Diese Nummer macht heute aus verständlichen Gründen Probleme mit den modernen Zensoren[5], damals, als der Film in die Kinos kam, gab es deswegen keine Probleme. Die bereitete ein völlig andere Stelle, an der „urbane Dekadenz“ geschildert wurde. Auf der normalen Tanzfläche des Nachtclubs, fragt ein einzelner vornehm gekleideter Herr mit einer simplen Geste ein tanzendes Paar, ob auch er einmal tanzen könne, die Dame gestattet es ihm und steht dann ohne Tanzpartner allein auf der Tanzfläche, als die beiden Herren miteinander davontanzen. „Jungen eben“ kommentiert Al Jolson diese Szene, und diese sexuelle Abweichung von der üblichen Norm führte zu einer Schnittauflage seitens des Hayes-Office.
Aber was hat das alles mit Spiegeln zu tun? Gemach, Gemach. Eine von den ganz großen Busby Berkeley Nummern „Why Can't this go on for ever?“ ist ein Spiel mit Spiegeln und dem Verschwinden von Spiegelbildern. Ein paar Chorusgirls werden durch den Einsatz von Spiegeln immer mehr, um dann plötzlich wieder zu verschwinden, das Spiel wiederholt sich mit Tänzern und gewaltigen weißen dorischen Säulen, die dann dank Spiegeln zu einem unendlichen Ballsaal werden, wo dann 8 Paare zu einer unüberschaubaren Menge werden. Die Säulen werden zu Bäumen, Masken zu Blättern, und zwei Masken entpuppen sich als beiden Stars, für die Unendlichkeit der Liebe bereits wenige Minuten später final beendet seien sollte. Ach ja, es ist eine Busby Berkeley Nummer, natürlich wird das einzelne Chorusgirl auch trotz der Masse nicht entindividualisiert. Und Busby Berkeley geht mit seinen Kostümen, um dem Zuschauer die Spiegelung bewusst zu machen, an die Grenzen dessen, was die Zensoren damals noch zu gelassen haben, im Film direkt davor Liebe ohne Zwirn und Faden, wo er nur eine einzige Nummer beisteuerte, war sogar diese Grenze noch liberaler ausgelegt worden, bevor sie dann für Jahre sehr viel enger gesetzt wurde – man denke an die Beschreibung einer völlig anderen Szene in Zum Tanzen geboren, womit man wieder bei der Schnittauflage des Hayes-Office wäre.

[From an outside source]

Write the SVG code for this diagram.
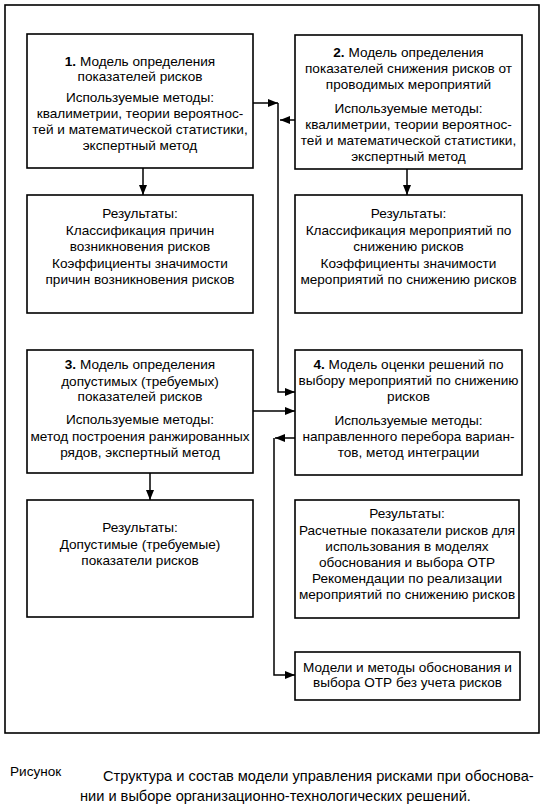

[1] Das Ehepaar Jolson und Keeler sollte im nächsten Jahr gemeinsam in Go into Your Dance vor der Kamera stehen.
[2] Auch bekannt aus Luana, Flying Down to Rio und Von Agenten gejagt sowie Cheyenne von John Ford.
[3] Bekannt unter anderem aus der Erstverfilmung des Malteser Falken.
[4] Er war ein äußerst lange vielbeschäftigter Mann in Hollywood, man denke nur an Es geschah Morgen und Murder My Sweet, bis er einem Kernwaffentest zum Opfer fiel.
[5] Die es überhaupt nicht verstehen, dass sie als Gatekeeper, die den Shitstorm von ihren Auftraggebern fernhalten sollen, als solche bezeichnet werden. Sie wollen ja doch nur das gute, eine bessere Welt, aber wollte das nicht auch Breen für das Hayes-Office? Die schlimmste Schere ist die im eigenen Kopf.